To celebrate the launch of the New Living Translation Instagram Page we are giving away your choice of an iPad Mini 3 or Apple iWatch Sport Edition, plus 25 copies of the NLT Illustrated Study Bible¹. (Note: We added an additional 25 copies, now bumping up the total to 50!)

Here’s how to enter:

-Follow @NLTBible on Instagram – https://instagram.com/nltbible/

– Post a picture of yourself on Instagram with your NLT Bible and use the hashtags #ireadtheNLT and #openmyeyes.

Note: you can include any NLT print or electronic Bible in the photo. You can include your phone, tablet, or computer.  If possible, please show the NLT text on your device’s screen in the photo.
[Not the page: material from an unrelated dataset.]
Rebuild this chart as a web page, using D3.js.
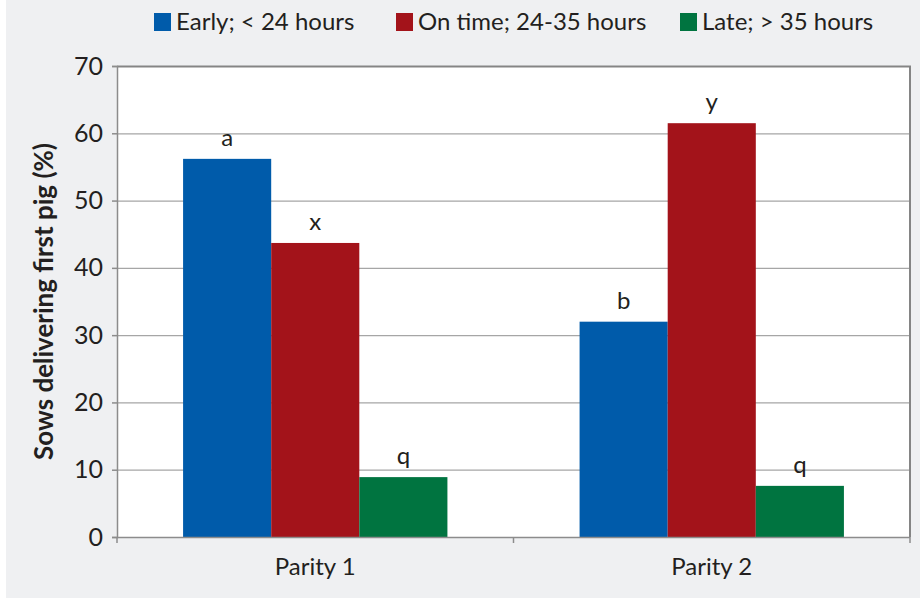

We’ll contact the winners on September 11th, 2015. (Winners will be contacted through Instagram direct message)

 

¹ Prize details:

 

Grand prize: one grand prize winner will be selected by 9.18.15 (deadline extended).  The grand prize winner can select their choice of either an Apple iPad Mini 3, Wi-Fi, 16 GB, or an Apple iWatch Sport Edition 42mm Silver Aluminum Case with White Sport Band.  No data service is provided.

 

Prizes: Tyndale will give away 25 NLT Illustrated Study Bible, hard cover edition Bibles by 9.18.15.    Twenty-five winners will be selected, each receiving one NLT Illustrated Study Bible, hard cover edition.